Just be yourself and UnifyID will do the rest

Just be yourself and UnifyID will do the rest

UnifyID, a California-based fintech start-up, has brought to market its flagship identity and authentication platform.

The platform has been a year and a half in the making.

“Our goal at UnifyID is to solve one of the oldest and most fundamental problems in organised society: how do I know you are who you say you are?” says co-founder and CEO John Whaley.

UnifyID’s proposition is “holistic implicit authentication”. It leverages the individual’s uniqueness to identify and authenticate the person by combining a number of biometric authentication features, analysing the patterns and utilising the machine learning technology.

“The basic idea is to be yourself, and there is enough that is unique about you that it is possible to authenticate you implicitly; that is, without you having to make any explicit action,” Whaley explains.

The solution “utilises combinations of deep neural networks, decision trees, Bayesian networks, signal processing, and semi-supervised and unsupervised machine learning”.

With UnifyID, a user’s phone and various banking and transactional applications can recognise the user from the way he/she walks or how they sit or the way the heart beats or the way they type.

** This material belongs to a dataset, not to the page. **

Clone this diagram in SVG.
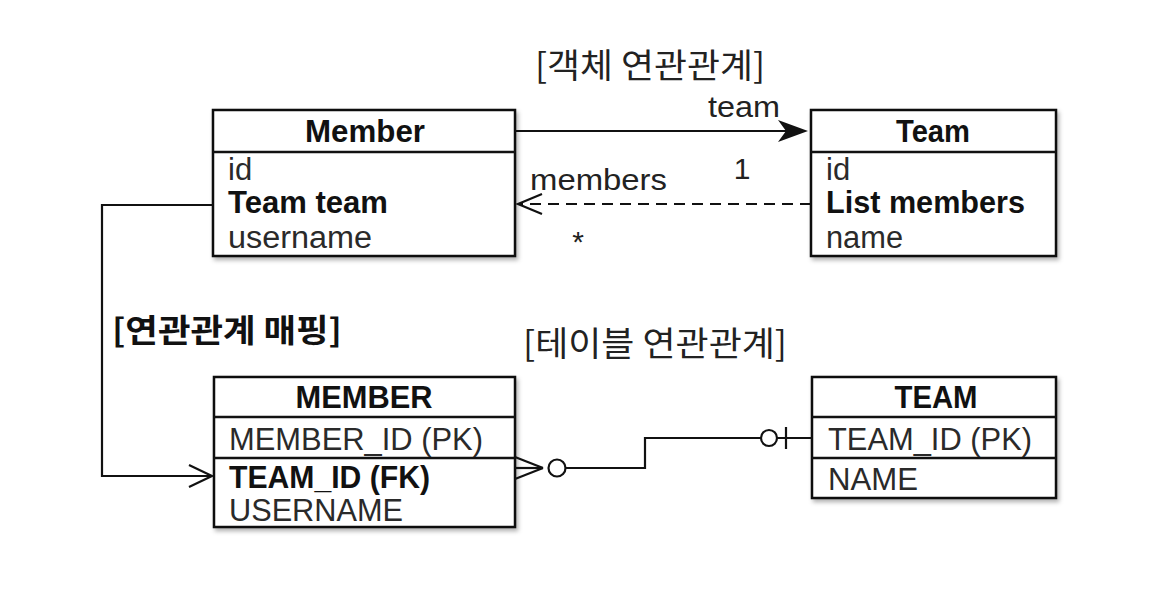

Passwords, fingerprint authentication and special authentication devices – all have major drawbacks, Whaley states. Firstly, “they are annoying” and secondly, “they don’t add much security”. UnifyID promises to solve these two problems.

The platform is now in beta testing.

The company is hiring.

We are all unique

We are all unique

How it all came about
“A few years back, Kurt [Somerville, UnifyID’s co-founder and COO] and I worked on a demo where we captured encrypted packet traces, and by simply looking at the timing between the packets, we could determine the timing of a user’s keystrokes, and ultimately, what the user had typed,” Whaley recalls.

“Each individual had his or her own unique way of typing. After we saw you type around four sentences of text, we could uniquely identify you.

“We began to look at other aspects we could passively detect that were a) unique per individual and b) did not require any conscious action on the part of the user. We looked at the various sensor data you could get from phones, computers, and wearables.

“We used signal processing and machine learning to stitch together the various noisy signals from multiple devices.

“It took a lot of work, but what we discovered was both shocking and heartening: it turns out people are both very predictable and very unique in their behaviours, actions, and environments. In essence, there is only one you in the world, and it was possible to authenticate you based on the sensors already around you. UnifyID was born.”